Write the count of lines that contain the word "this" and nothing else.

◆ **Information provided**:
- - -

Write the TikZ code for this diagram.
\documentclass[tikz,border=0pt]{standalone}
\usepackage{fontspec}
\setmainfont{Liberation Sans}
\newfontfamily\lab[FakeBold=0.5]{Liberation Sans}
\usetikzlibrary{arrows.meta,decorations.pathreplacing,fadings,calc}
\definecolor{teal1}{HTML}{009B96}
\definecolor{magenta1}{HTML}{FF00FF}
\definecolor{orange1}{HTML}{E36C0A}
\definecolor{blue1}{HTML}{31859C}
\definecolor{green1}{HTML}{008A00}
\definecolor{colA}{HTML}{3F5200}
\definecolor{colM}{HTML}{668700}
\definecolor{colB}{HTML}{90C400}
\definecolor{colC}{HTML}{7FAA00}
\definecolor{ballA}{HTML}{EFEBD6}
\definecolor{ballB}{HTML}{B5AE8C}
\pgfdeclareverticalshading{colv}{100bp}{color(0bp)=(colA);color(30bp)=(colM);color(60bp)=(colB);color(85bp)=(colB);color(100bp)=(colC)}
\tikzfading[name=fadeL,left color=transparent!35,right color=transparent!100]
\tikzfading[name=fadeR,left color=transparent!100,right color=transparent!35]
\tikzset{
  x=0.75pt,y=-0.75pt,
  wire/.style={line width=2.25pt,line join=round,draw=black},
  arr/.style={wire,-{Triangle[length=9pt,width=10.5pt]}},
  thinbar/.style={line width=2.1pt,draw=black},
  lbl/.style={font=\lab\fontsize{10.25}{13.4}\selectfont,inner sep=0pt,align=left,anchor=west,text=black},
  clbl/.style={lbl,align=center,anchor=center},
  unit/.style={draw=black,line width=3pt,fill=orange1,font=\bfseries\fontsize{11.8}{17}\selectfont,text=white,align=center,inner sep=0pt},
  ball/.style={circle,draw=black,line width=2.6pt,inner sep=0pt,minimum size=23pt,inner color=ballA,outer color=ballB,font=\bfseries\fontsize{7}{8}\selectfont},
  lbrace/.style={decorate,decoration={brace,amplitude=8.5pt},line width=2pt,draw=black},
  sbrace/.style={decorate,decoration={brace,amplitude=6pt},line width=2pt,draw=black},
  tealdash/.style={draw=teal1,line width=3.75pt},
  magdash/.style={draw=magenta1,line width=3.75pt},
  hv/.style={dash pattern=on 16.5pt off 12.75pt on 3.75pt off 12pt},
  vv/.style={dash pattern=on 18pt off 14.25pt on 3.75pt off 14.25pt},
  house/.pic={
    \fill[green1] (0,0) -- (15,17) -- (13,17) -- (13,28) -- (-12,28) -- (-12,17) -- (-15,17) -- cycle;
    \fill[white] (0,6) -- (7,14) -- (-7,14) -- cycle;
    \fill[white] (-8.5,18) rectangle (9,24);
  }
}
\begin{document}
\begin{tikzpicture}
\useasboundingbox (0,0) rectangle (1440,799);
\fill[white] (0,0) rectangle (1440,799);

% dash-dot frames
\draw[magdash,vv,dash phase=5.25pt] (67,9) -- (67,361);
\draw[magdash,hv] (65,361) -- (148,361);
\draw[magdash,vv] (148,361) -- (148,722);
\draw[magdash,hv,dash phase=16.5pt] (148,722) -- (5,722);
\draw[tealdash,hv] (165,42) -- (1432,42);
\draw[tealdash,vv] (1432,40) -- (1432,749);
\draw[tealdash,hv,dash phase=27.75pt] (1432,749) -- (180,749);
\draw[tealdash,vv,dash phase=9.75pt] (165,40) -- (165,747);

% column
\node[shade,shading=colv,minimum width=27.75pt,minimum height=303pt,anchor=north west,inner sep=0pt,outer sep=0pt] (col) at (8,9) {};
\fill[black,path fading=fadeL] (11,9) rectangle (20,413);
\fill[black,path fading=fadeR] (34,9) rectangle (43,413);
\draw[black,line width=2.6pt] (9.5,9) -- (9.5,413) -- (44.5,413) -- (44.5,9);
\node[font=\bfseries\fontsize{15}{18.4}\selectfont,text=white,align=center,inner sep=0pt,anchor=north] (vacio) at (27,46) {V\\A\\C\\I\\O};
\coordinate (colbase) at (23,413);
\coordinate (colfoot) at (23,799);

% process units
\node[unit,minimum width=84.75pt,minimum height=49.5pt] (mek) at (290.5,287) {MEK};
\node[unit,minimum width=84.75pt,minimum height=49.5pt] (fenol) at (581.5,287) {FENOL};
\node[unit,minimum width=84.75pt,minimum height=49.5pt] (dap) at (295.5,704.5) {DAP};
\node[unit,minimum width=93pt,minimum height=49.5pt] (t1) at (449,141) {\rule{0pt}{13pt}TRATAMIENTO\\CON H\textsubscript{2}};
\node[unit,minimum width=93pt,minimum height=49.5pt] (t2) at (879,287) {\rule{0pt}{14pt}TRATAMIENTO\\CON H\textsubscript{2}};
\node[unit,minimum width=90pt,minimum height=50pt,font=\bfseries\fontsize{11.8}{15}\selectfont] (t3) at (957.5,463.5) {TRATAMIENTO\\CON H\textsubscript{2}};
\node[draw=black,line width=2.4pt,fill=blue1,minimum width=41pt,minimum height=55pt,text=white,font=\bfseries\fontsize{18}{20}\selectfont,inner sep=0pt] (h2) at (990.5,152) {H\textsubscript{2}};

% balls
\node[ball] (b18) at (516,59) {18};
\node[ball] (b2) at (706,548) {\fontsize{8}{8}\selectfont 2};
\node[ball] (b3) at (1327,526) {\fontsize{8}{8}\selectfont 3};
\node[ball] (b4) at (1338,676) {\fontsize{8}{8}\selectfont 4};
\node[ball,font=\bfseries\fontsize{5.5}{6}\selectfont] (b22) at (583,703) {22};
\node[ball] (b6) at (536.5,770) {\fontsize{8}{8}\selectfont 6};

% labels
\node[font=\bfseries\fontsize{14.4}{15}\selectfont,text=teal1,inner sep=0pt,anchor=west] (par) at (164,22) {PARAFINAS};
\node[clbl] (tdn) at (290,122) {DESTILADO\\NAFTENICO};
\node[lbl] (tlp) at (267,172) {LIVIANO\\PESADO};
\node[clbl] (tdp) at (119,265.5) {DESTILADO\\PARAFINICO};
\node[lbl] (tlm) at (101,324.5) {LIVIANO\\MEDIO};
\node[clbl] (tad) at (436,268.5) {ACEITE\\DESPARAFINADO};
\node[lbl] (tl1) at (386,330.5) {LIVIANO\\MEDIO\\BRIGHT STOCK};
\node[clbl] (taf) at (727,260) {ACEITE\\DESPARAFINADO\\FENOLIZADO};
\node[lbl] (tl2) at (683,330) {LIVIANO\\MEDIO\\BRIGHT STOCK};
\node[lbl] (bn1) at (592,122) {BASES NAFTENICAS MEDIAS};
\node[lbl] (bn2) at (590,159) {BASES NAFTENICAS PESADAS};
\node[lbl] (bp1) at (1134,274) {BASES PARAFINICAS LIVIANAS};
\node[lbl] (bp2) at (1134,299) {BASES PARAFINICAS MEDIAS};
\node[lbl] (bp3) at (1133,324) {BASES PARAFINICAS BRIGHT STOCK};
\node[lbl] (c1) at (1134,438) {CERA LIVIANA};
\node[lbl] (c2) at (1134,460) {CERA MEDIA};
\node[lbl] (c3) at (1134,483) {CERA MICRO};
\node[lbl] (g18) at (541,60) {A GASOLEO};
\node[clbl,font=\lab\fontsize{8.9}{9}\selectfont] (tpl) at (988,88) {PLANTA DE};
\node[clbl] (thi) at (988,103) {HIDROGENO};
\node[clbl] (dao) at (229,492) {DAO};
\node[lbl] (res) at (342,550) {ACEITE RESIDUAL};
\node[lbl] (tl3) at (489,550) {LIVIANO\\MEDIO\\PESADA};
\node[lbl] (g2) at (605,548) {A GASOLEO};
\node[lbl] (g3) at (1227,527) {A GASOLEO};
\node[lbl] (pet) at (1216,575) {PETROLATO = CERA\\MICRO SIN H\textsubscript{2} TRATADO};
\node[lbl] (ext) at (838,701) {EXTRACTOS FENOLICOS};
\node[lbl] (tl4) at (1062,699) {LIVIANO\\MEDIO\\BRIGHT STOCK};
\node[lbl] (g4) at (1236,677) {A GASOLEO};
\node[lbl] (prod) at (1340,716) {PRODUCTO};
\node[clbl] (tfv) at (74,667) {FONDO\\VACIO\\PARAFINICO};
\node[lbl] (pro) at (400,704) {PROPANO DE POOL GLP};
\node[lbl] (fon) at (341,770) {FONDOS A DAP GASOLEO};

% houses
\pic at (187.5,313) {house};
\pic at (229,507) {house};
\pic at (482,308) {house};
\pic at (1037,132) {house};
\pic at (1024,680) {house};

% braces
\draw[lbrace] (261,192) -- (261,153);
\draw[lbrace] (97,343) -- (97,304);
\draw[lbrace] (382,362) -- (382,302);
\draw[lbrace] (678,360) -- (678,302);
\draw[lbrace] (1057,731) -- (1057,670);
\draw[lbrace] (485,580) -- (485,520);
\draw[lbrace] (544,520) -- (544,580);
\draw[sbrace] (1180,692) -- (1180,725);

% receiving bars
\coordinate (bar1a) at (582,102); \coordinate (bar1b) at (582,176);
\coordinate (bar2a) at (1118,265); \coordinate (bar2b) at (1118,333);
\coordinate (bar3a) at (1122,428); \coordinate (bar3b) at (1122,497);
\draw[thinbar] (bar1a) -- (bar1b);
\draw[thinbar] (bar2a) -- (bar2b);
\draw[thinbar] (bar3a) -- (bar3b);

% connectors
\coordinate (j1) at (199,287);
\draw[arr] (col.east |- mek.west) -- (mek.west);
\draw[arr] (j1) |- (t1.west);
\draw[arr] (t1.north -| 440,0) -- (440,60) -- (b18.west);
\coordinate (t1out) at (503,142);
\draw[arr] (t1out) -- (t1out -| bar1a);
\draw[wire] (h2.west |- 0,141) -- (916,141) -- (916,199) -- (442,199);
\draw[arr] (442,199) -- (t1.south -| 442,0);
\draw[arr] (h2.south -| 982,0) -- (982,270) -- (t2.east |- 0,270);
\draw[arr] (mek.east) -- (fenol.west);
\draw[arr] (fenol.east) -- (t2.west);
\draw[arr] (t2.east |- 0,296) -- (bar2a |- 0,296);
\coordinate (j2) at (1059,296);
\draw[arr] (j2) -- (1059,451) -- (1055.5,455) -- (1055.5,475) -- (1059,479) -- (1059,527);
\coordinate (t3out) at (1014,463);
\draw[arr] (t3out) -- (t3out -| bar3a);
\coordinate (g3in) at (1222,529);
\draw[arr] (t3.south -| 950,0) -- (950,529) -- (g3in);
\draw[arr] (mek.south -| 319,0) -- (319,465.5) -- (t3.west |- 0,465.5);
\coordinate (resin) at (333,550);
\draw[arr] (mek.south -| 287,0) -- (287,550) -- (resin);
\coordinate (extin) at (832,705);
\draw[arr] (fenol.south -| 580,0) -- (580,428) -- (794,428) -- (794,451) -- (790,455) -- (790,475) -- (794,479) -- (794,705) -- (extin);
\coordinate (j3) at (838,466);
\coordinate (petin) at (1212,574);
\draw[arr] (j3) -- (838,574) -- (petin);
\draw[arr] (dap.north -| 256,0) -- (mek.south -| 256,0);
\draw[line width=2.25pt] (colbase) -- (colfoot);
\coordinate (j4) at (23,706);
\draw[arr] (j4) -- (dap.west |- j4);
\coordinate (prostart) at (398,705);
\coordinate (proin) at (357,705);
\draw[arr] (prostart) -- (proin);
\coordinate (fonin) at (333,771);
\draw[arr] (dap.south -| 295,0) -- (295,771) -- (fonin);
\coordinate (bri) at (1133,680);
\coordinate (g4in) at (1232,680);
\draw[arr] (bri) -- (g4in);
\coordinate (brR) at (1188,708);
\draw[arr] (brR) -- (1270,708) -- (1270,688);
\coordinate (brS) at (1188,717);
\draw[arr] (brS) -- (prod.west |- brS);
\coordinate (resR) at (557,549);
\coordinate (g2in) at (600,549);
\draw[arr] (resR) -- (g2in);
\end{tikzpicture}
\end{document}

- - -

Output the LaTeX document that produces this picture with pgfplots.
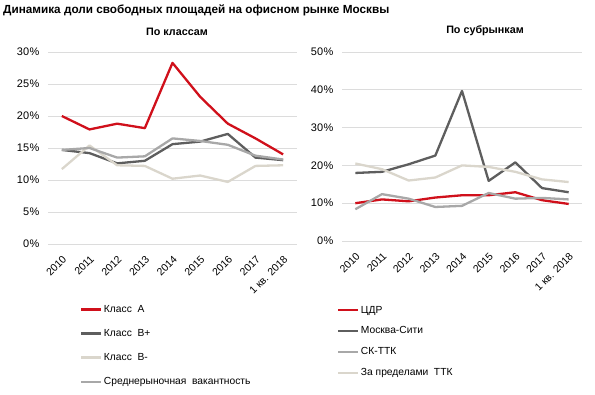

- - -

◆ **Expected answer**:
2